Kevin Daniels Says Businesses Can Help Solve Seattle's Affordable Housing Crisis, But Not Through A Head Tax
All eyes are on Seattle, thanks to Seattle City Council’s decision to impose a head tax on the city’s top employers.
“Are we sending out the right message to the world about our city?” he asked.
Daniels will address the head tax at Bisnow’s Seattle Downtown event June 26 at The Sanctuary. As the developer of The Sanctuary, Daniels preserved the 100-year-old former First Methodist Church. The Mark, another Daniels development, sits on the same block.
Daniels said the new tax gives the world the impression that Seattle is not business-friendly, though he doesn’t believe that was the council’s intention.

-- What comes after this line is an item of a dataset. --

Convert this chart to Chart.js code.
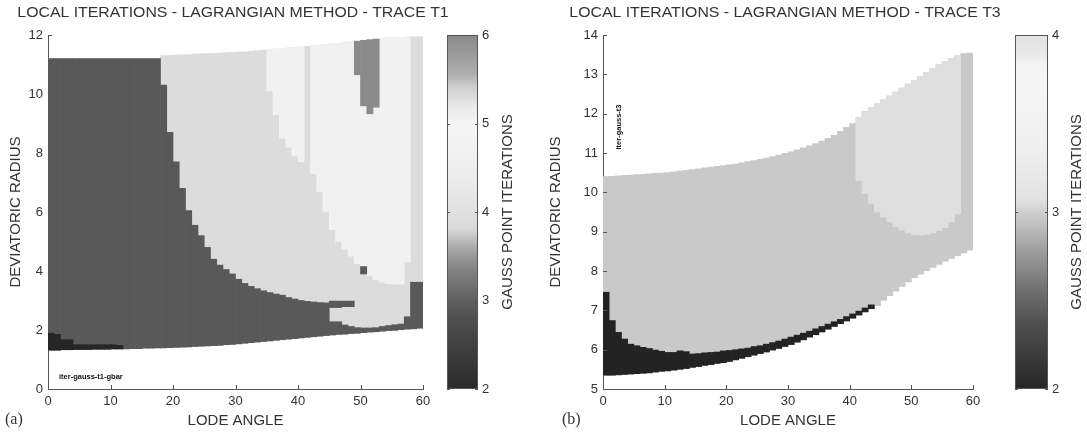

Lack of affordable housing is a problem, he said, but taxing businesses that create jobs is not the proper mechanism to raise the funds. There is a lack of efficiency at the city that slows down the whole building process, including efforts to build affordable housing.
“It takes three years from start to finish to get anything built in Seattle,” he said. “Go anywhere else and it’s a year.”
Common sense is missing from the process, he said.
Seattle has a housing crisis, Daniels said. But the problem is due more to lack of planning than anything else. Restrictions on high-density housing in certain neighborhoods choke out opportunities for living space while driving up the prices of existing dwellings.
Additionally, some of the businesses that will have to bear the brunt of the new tax started out as small businesses in Seattle, he said.
“They should be celebrated.”
Daniels is not saying that businesses shouldn’t contribute to the housing crisis solution.
“Businesses can help solve the problem,” he said. “Amazon spent more money last year through Mary’s Place than this whole head tax will raise.”
He expects the head tax will do more damage than good, and he knows that wasn’t the intention. However, the city’s resources must be better managed.
“The city had more revenue last year than it ever had, but it finished in a deficit,” he said. “That is the single reason for the head tax. They really lost control of the city’s finances. If you pass a tax — rather than invest in the city — and you’re already spending more money than you have coming in, you are just forcing less money to come in.”
Seattle’s economic boom has driven up the price of housing there, but those who own homes have benefited from that.
“Why would we want to use a water hose to put out a flame?” he asked. “If the city wanted attention, they got it. We look like a commie outpost out here on the West Coast.”
Daniels hopes the tax will never come to pass. He expects the council will recall the tax once council members realize the momentum behind the repeal efforts.
“This isn’t a fight ... most of the city council wants,” he said.
Until then, other cities such as Tacoma salivate over the thought of a major Seattle exodus. It recently offered a $275 per job incentive for businesses that create jobs in Tacoma, just 30 miles south on Interstate 5.
“The other cities are watching Seattle and saying, ‘hmm,’” Daniels said.